- [WRITTEN EXERCISE]: Repeat the data word for word. Do not include the pictures.

** Start of DATA SEGMENT **

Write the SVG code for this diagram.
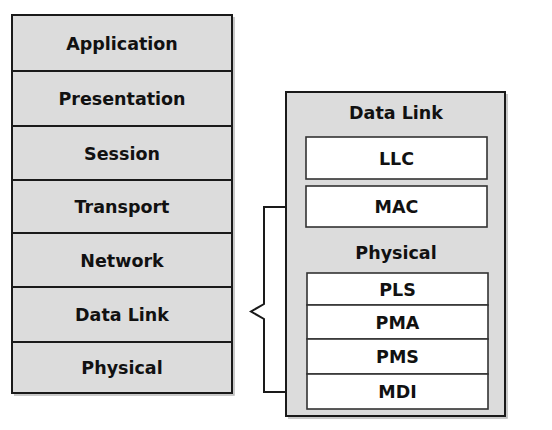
<svg xmlns="http://www.w3.org/2000/svg" width="552" height="430" viewBox="0 0 552 430">
<style>
.layer{fill:#dcdcdc;stroke:#1a1a1a;stroke-width:2}
.sub{fill:#ffffff;stroke:#333333;stroke-width:1.6}
.shadow{fill:none;stroke:#b8b8b8;stroke-width:1.5}
.t{font-family:"DejaVu Sans",sans-serif;font-weight:bold;font-size:17.5px;fill:#111;text-anchor:middle}
.conn{fill:none;stroke:#1a1a1a;stroke-width:2;stroke-linejoin:miter}
</style>
<rect width="552" height="430" fill="#ffffff"/>
<g id="osi-stack">
  <path class="shadow" d="M234,17 V395 H14"/>
  <g id="application"><rect class="layer" x="12" y="15" width="220" height="56"/><text class="t" x="122" y="49.5">Application</text></g>
  <g id="presentation"><rect class="layer" x="12" y="71" width="220" height="55"/><text class="t" x="122" y="104.5">Presentation</text></g>
  <g id="session"><rect class="layer" x="12" y="126" width="220" height="54"/><text class="t" x="122" y="159.5">Session</text></g>
  <g id="transport"><rect class="layer" x="12" y="180" width="220" height="53"/><text class="t" x="122" y="213">Transport</text></g>
  <g id="network"><rect class="layer" x="12" y="233" width="220" height="54"/><text class="t" x="122" y="266.5">Network</text></g>
  <g id="datalink"><rect class="layer" x="12" y="287" width="220" height="55"/><text class="t" x="122" y="321">Data Link</text></g>
  <g id="physical"><rect class="layer" x="12" y="342" width="220" height="51"/><text class="t" x="122" y="374">Physical</text></g>
</g>
<g id="connectors">
  <path class="conn" d="M286,207 H264 V304 L251,311.5 L264,319 V392 H286"/>
</g>
<g id="datalink-detail">
  <path class="shadow" d="M507,94 V418 H288"/>
  <rect class="layer" x="286" y="92" width="219" height="324"/>
  <text class="t" x="396" y="118.5">Data Link</text>
  <g id="llc"><rect class="sub" x="306" y="137" width="181" height="42"/><text class="t" x="396.5" y="164.5">LLC</text></g>
  <g id="mac"><rect class="sub" x="306" y="186" width="181" height="41"/><text class="t" x="396.5" y="213">MAC</text></g>
  <text class="t" x="396" y="258.5">Physical</text>
  <g id="pls"><rect class="sub" x="307" y="273" width="181" height="32"/><text class="t" x="397.5" y="295.5">PLS</text></g>
  <g id="pma"><rect class="sub" x="307" y="305" width="181" height="34"/><text class="t" x="397.5" y="328.5">PMA</text></g>
  <g id="pms"><rect class="sub" x="307" y="339" width="181" height="35"/><text class="t" x="397.5" y="363">PMS</text></g>
  <g id="mdi"><rect class="sub" x="307" y="374" width="181" height="35"/><text class="t" x="397.5" y="398">MDI</text></g>
</g>
</svg>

** End of DATA SEGMENT **

- [WRITTEN ANSWER]:
Write the SVG code for this diagram.
<svg xmlns="http://www.w3.org/2000/svg" width="552" height="430" viewBox="0 0 552 430">
<style>
.layer{fill:#dcdcdc;stroke:#1a1a1a;stroke-width:2}
.sub{fill:#ffffff;stroke:#333333;stroke-width:1.6}
.shadow{fill:none;stroke:#b8b8b8;stroke-width:1.5}
.t{font-family:"DejaVu Sans",sans-serif;font-weight:bold;font-size:17.5px;fill:#111;text-anchor:middle}
.conn{fill:none;stroke:#1a1a1a;stroke-width:2;stroke-linejoin:miter}
</style>
<rect width="552" height="430" fill="#ffffff"/>
<g id="osi-stack">
  <path class="shadow" d="M234,17 V395 H14"/>
  <g id="application"><rect class="layer" x="12" y="15" width="220" height="56"/><text class="t" x="122" y="49.5">Application</text></g>
  <g id="presentation"><rect class="layer" x="12" y="71" width="220" height="55"/><text class="t" x="122" y="104.5">Presentation</text></g>
  <g id="session"><rect class="layer" x="12" y="126" width="220" height="54"/><text class="t" x="122" y="159.5">Session</text></g>
  <g id="transport"><rect class="layer" x="12" y="180" width="220" height="53"/><text class="t" x="122" y="213">Transport</text></g>
  <g id="network"><rect class="layer" x="12" y="233" width="220" height="54"/><text class="t" x="122" y="266.5">Network</text></g>
  <g id="datalink"><rect class="layer" x="12" y="287" width="220" height="55"/><text class="t" x="122" y="321">Data Link</text></g>
  <g id="physical"><rect class="layer" x="12" y="342" width="220" height="51"/><text class="t" x="122" y="374">Physical</text></g>
</g>
<g id="connectors">
  <path class="conn" d="M286,207 H264 V304 L251,311.5 L264,319 V392 H286"/>
</g>
<g id="datalink-detail">
  <path class="shadow" d="M507,94 V418 H288"/>
  <rect class="layer" x="286" y="92" width="219" height="324"/>
  <text class="t" x="396" y="118.5">Data Link</text>
  <g id="llc"><rect class="sub" x="306" y="137" width="181" height="42"/><text class="t" x="396.5" y="164.5">LLC</text></g>
  <g id="mac"><rect class="sub" x="306" y="186" width="181" height="41"/><text class="t" x="396.5" y="213">MAC</text></g>
  <text class="t" x="396" y="258.5">Physical</text>
  <g id="pls"><rect class="sub" x="307" y="273" width="181" height="32"/><text class="t" x="397.5" y="295.5">PLS</text></g>
  <g id="pma"><rect class="sub" x="307" y="305" width="181" height="34"/><text class="t" x="397.5" y="328.5">PMA</text></g>
  <g id="pms"><rect class="sub" x="307" y="339" width="181" height="35"/><text class="t" x="397.5" y="363">PMS</text></g>
  <g id="mdi"><rect class="sub" x="307" y="374" width="181" height="35"/><text class="t" x="397.5" y="398">MDI</text></g>
</g>
</svg>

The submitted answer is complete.